DATA SEGMENT
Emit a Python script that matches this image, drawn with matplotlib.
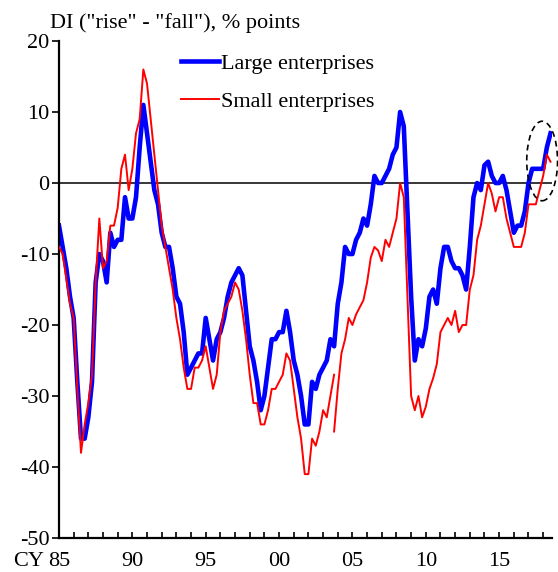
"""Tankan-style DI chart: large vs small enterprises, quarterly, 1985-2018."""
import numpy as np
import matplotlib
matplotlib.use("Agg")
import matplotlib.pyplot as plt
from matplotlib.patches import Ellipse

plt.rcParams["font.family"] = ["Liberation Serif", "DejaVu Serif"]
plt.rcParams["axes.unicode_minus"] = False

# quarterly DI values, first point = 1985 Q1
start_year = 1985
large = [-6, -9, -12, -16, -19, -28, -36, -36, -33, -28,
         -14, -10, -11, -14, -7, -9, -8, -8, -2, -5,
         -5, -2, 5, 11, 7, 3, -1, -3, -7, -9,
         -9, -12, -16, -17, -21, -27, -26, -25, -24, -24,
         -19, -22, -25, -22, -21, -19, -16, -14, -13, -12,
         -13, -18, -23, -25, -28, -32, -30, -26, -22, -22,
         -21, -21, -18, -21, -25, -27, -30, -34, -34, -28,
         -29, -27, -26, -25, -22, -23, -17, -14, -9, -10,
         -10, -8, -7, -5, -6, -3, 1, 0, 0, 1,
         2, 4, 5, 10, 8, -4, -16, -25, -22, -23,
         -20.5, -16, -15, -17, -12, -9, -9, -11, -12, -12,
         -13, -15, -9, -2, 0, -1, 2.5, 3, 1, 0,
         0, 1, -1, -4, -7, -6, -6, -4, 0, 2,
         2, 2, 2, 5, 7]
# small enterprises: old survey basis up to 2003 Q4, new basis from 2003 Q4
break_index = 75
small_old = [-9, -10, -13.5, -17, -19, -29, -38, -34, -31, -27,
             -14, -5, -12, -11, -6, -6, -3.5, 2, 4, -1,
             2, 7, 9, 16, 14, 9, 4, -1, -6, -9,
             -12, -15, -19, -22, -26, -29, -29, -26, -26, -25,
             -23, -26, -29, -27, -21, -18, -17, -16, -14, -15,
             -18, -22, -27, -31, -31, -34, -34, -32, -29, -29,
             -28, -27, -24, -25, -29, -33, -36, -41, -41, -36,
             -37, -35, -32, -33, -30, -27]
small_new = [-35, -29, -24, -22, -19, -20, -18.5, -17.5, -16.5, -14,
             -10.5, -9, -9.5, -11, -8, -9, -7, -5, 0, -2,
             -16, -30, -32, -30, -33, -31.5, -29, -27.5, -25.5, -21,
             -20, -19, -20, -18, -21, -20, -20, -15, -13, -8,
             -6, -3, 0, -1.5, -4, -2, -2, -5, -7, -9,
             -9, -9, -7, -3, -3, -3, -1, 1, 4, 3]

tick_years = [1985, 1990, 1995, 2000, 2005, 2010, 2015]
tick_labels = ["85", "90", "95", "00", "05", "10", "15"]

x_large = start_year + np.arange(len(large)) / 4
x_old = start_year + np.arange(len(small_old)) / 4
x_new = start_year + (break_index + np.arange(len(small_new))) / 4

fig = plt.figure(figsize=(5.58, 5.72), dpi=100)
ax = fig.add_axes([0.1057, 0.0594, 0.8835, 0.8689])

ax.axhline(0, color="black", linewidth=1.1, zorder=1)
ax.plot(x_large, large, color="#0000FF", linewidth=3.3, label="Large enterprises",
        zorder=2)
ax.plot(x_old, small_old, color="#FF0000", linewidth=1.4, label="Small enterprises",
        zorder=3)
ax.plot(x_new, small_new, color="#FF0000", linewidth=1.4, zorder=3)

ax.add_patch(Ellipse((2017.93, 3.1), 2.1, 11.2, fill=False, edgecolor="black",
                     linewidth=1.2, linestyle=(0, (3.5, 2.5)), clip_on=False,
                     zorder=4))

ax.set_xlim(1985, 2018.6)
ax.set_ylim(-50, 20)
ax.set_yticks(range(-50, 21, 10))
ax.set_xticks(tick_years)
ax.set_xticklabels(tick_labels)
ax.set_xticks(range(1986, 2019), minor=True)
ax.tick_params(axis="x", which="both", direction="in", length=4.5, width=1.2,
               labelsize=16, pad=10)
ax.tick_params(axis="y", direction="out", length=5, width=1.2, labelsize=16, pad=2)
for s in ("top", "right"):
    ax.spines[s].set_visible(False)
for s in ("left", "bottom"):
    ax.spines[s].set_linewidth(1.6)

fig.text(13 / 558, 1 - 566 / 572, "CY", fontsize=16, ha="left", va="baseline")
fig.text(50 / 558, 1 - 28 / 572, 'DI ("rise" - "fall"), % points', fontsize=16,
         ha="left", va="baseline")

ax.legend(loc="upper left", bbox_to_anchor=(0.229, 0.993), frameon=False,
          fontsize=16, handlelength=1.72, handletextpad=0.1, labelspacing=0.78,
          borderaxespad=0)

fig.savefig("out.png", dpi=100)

SHORT TASK
Give every line back word for word and leave the pictures out.

ANSWER FOR THE TASK
Emit a Python script that matches this image, drawn with matplotlib.
"""Tankan-style DI chart: large vs small enterprises, quarterly, 1985-2018."""
import numpy as np
import matplotlib
matplotlib.use("Agg")
import matplotlib.pyplot as plt
from matplotlib.patches import Ellipse

plt.rcParams["font.family"] = ["Liberation Serif", "DejaVu Serif"]
plt.rcParams["axes.unicode_minus"] = False

# quarterly DI values, first point = 1985 Q1
start_year = 1985
large = [-6, -9, -12, -16, -19, -28, -36, -36, -33, -28,
         -14, -10, -11, -14, -7, -9, -8, -8, -2, -5,
         -5, -2, 5, 11, 7, 3, -1, -3, -7, -9,
         -9, -12, -16, -17, -21, -27, -26, -25, -24, -24,
         -19, -22, -25, -22, -21, -19, -16, -14, -13, -12,
         -13, -18, -23, -25, -28, -32, -30, -26, -22, -22,
         -21, -21, -18, -21, -25, -27, -30, -34, -34, -28,
         -29, -27, -26, -25, -22, -23, -17, -14, -9, -10,
         -10, -8, -7, -5, -6, -3, 1, 0, 0, 1,
         2, 4, 5, 10, 8, -4, -16, -25, -22, -23,
         -20.5, -16, -15, -17, -12, -9, -9, -11, -12, -12,
         -13, -15, -9, -2, 0, -1, 2.5, 3, 1, 0,
         0, 1, -1, -4, -7, -6, -6, -4, 0, 2,
         2, 2, 2, 5, 7]
# small enterprises: old survey basis up to 2003 Q4, new basis from 2003 Q4
break_index = 75
small_old = [-9, -10, -13.5, -17, -19, -29, -38, -34, -31, -27,
             -14, -5, -12, -11, -6, -6, -3.5, 2, 4, -1,
             2, 7, 9, 16, 14, 9, 4, -1, -6, -9,
             -12, -15, -19, -22, -26, -29, -29, -26, -26, -25,
             -23, -26, -29, -27, -21, -18, -17, -16, -14, -15,
             -18, -22, -27, -31, -31, -34, -34, -32, -29, -29,
             -28, -27, -24, -25, -29, -33, -36, -41, -41, -36,
             -37, -35, -32, -33, -30, -27]
small_new = [-35, -29, -24, -22, -19, -20, -18.5, -17.5, -16.5, -14,
             -10.5, -9, -9.5, -11, -8, -9, -7, -5, 0, -2,
             -16, -30, -32, -30, -33, -31.5, -29, -27.5, -25.5, -21,
             -20, -19, -20, -18, -21, -20, -20, -15, -13, -8,
             -6, -3, 0, -1.5, -4, -2, -2, -5, -7, -9,
             -9, -9, -7, -3, -3, -3, -1, 1, 4, 3]

tick_years = [1985, 1990, 1995, 2000, 2005, 2010, 2015]
tick_labels = ["85", "90", "95", "00", "05", "10", "15"]

x_large = start_year + np.arange(len(large)) / 4
x_old = start_year + np.arange(len(small_old)) / 4
x_new = start_year + (break_index + np.arange(len(small_new))) / 4

fig = plt.figure(figsize=(5.58, 5.72), dpi=100)
ax = fig.add_axes([0.1057, 0.0594, 0.8835, 0.8689])

ax.axhline(0, color="black", linewidth=1.1, zorder=1)
ax.plot(x_large, large, color="#0000FF", linewidth=3.3, label="Large enterprises",
        zorder=2)
ax.plot(x_old, small_old, color="#FF0000", linewidth=1.4, label="Small enterprises",
        zorder=3)
ax.plot(x_new, small_new, color="#FF0000", linewidth=1.4, zorder=3)

ax.add_patch(Ellipse((2017.93, 3.1), 2.1, 11.2, fill=False, edgecolor="black",
                     linewidth=1.2, linestyle=(0, (3.5, 2.5)), clip_on=False,
                     zorder=4))

ax.set_xlim(1985, 2018.6)
ax.set_ylim(-50, 20)
ax.set_yticks(range(-50, 21, 10))
ax.set_xticks(tick_years)
ax.set_xticklabels(tick_labels)
ax.set_xticks(range(1986, 2019), minor=True)
ax.tick_params(axis="x", which="both", direction="in", length=4.5, width=1.2,
               labelsize=16, pad=10)
ax.tick_params(axis="y", direction="out", length=5, width=1.2, labelsize=16, pad=2)
for s in ("top", "right"):
    ax.spines[s].set_visible(False)
for s in ("left", "bottom"):
    ax.spines[s].set_linewidth(1.6)

fig.text(13 / 558, 1 - 566 / 572, "CY", fontsize=16, ha="left", va="baseline")
fig.text(50 / 558, 1 - 28 / 572, 'DI ("rise" - "fall"), % points', fontsize=16,
         ha="left", va="baseline")

ax.legend(loc="upper left", bbox_to_anchor=(0.229, 0.993), frameon=False,
          fontsize=16, handlelength=1.72, handletextpad=0.1, labelspacing=0.78,
          borderaxespad=0)

fig.savefig("out.png", dpi=100)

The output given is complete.